Decreased serum bilirubin is associated with arterial stiffness in men.

Research paper by Y Y Li, S-y SY Meng, C-c CC Meng, W-g WG Yu, R-t RT Wang

Indexed on: 29 Nov '11Published on: 29 Nov '11Published in: Nutrition, Metabolism & Cardiovascular Diseases


The brachial-ankle pulse wave velocity (baPWV) is a marker for early atherosclerotic changes. Serum total bilirubin (TB) is an effective antioxidant and has been associated with carotid intima-media thickness, cardiovascular disease, stroke and peripheral arterial disease, all of which may be caused by arteriosclerosis.

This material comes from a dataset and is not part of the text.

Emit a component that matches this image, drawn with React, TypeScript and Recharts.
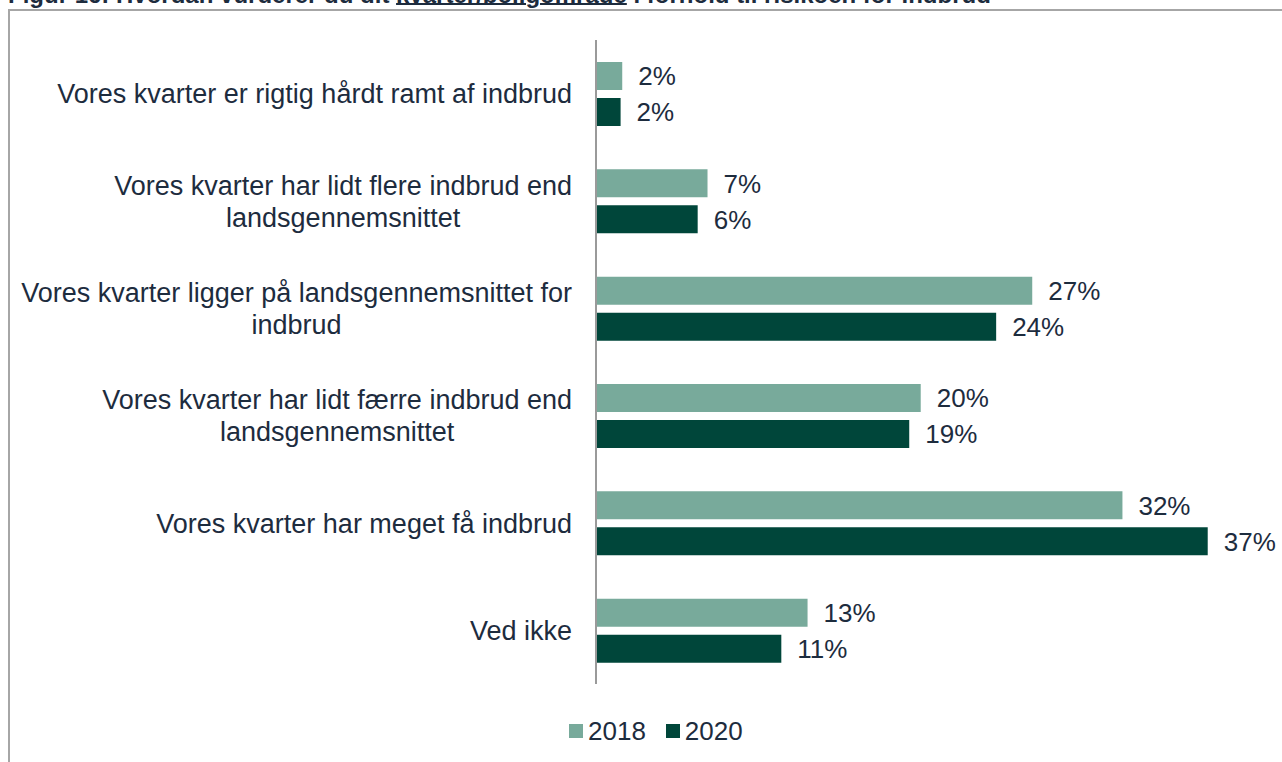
import { Bar, BarChart, LabelList, XAxis, YAxis } from "recharts";

const categories = [
  "Vores kvarter er rigtig hårdt ramt af indbrud",
  "Vores kvarter har lidt flere indbrud end landsgennemsnittet",
  "Vores kvarter ligger på landsgennemsnittet for indbrud",
  "Vores kvarter har lidt færre indbrud end landsgennemsnittet",
  "Vores kvarter har meget få indbrud",
  "Ved ikke",
];
const values2018 = [1.6, 6.8, 26.6, 19.8, 32.1, 12.9];
const values2020 = [1.5, 6.2, 24.4, 19.1, 37.3, 11.3];
const seriesNames = ["2018", "2020"];

const seriesColors = ["#78aa9b", "#00463a"];
const TEXT = "#1d2c3e";
const FONT = "'Liberation Sans', Arial, sans-serif";
const LABEL_RIGHT = 572;
const TICK_SIZE = 27;

const data = categories.map((category, i) => ({
  category,
  y2018: values2018[i],
  y2020: values2020[i],
}));

let ctx: CanvasRenderingContext2D | null = null;
function measure(text: string) {
  if (!ctx) ctx = document.createElement("canvas").getContext("2d");
  ctx!.font = `${TICK_SIZE}px ${FONT}`;
  return ctx!.measureText(text).width;
}

function wrap(text: string, max: number) {
  const lines: string[] = [];
  let line = "";
  for (const word of text.split(" ")) {
    const next = line ? `${line} ${word}` : word;
    if (line && measure(next) > max) {
      lines.push(line);
      line = word;
    } else {
      line = next;
    }
  }
  lines.push(line);
  return lines;
}

function CategoryTick({ y, payload }: any) {
  const lines = wrap(payload.value, 570);
  const block = Math.max(...lines.map(measure));
  const cx = LABEL_RIGHT - block / 2;
  const lh = 32;
  const first = -((lines.length - 1) * lh) / 2;
  return (
    <text textAnchor="middle" fill={TEXT} fontSize={TICK_SIZE} fontFamily={FONT}>
      {lines.map((l, i) => (
        <tspan key={i} x={cx} y={y + first + i * lh} dy="0.355em">
          {l}
        </tspan>
      ))}
    </text>
  );
}

const pct = (v: any) => `${Math.round(Number(v))}%`;

export default function App() {
  return (
    <div style={{ position: "absolute", left: 0, top: 0, width: 1282, height: 762, overflow: "hidden", background: "#fff" }}>
      <div style={{ position: "absolute", left: 8, top: 9, width: 1400, height: 900, border: "2px solid #a6a6a6" }} />
      <div
        style={{
          position: "absolute",
          left: 8,
          top: -17,
          fontFamily: FONT,
          fontWeight: "bold",
          fontSize: 24,
          lineHeight: "24px",
          color: TEXT,
          whiteSpace: "nowrap",
        }}
      >
        Figur 16: Hvordan vurderer du dit{" "}
        <u style={{ textDecorationThickness: "2px", textUnderlineOffset: "0px" }}>kvarter/boligområde</u> i forhold til
        risikoen for indbrud
      </div>
      <div style={{ position: "absolute", left: 0, top: 0 }}>
        <BarChart
          width={1282}
          height={762}
          data={data}
          layout="vertical"
          margin={{ top: 40, right: 30, bottom: 78, left: 0 }}
          barSize={28}
          barGap={8}
        >
          <XAxis type="number" domain={[0, 40]} hide />
          <YAxis
            type="category"
            dataKey="category"
            width={596}
            interval={0}
            tickLine={false}
            axisLine={{ stroke: "#9a9a9a", strokeWidth: 2 }}
            tick={<CategoryTick />}
          />
          <Bar dataKey="y2018" name={seriesNames[0]} fill={seriesColors[0]} isAnimationActive={false}>
            <LabelList dataKey="y2018" position="right" offset={16} formatter={pct} fill={TEXT} fontSize={26} fontFamily={FONT} />
          </Bar>
          <Bar dataKey="y2020" name={seriesNames[1]} fill={seriesColors[1]} isAnimationActive={false}>
            <LabelList dataKey="y2020" position="right" offset={16} formatter={pct} fill={TEXT} fontSize={26} fontFamily={FONT} />
          </Bar>
        </BarChart>
      </div>
      <div
        style={{
          position: "absolute",
          left: 569,
          top: 717,
          display: "flex",
          alignItems: "center",
          fontFamily: FONT,
          fontSize: 26,
          lineHeight: "28px",
          color: TEXT,
        }}
      >
        {seriesNames.map((name, i) => (
          <div key={name} style={{ display: "flex", alignItems: "center", marginRight: 20 }}>
            <span style={{ width: 14, height: 14, background: seriesColors[i], marginRight: 5 }} />
            <span>{name}</span>
          </div>
        ))}
      </div>
    </div>
  );
}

This study aimed to investigate the association of TB with arterial stiffness.In this cross-sectional study, we investigated the relationship between TB and baPWV in 2207 participants (1331 men, 876 women) in a general health examination. Different metabolic parameters were compared across TB quartiles. Age-adjusted mean values of baPWV gradually decreased with TB quartiles in men (Q1 = 1348, Q2 = 1266, Q3 = 1215, and Q4 = 1154 cm/s). However, the age-adjusted means of baPWV had no significance in women according to TB quartiles. Univariate analysis showed that age, smoking status, BMI, SBP, DBP, AST, ALT, GGT, TB, TG, and HDL-C were significantly associated with baPWV in men, whereas only age, BMI, SBP, DBP, TG and FPG were significantly associated with baPWV in women. In addition, BMI, SBP, TB, age, TG, and AST were significant factors in the multivariate model with baPWV in men; only BMI and FPG were significant factors with baPWV in women.The findings show that serum total bilirubin concentration is negatively correlated to arterial stiffness in Chinese men. Early detection of abnormal bilirubin levels could potentially serve as an early biomarker for arterial stiffness.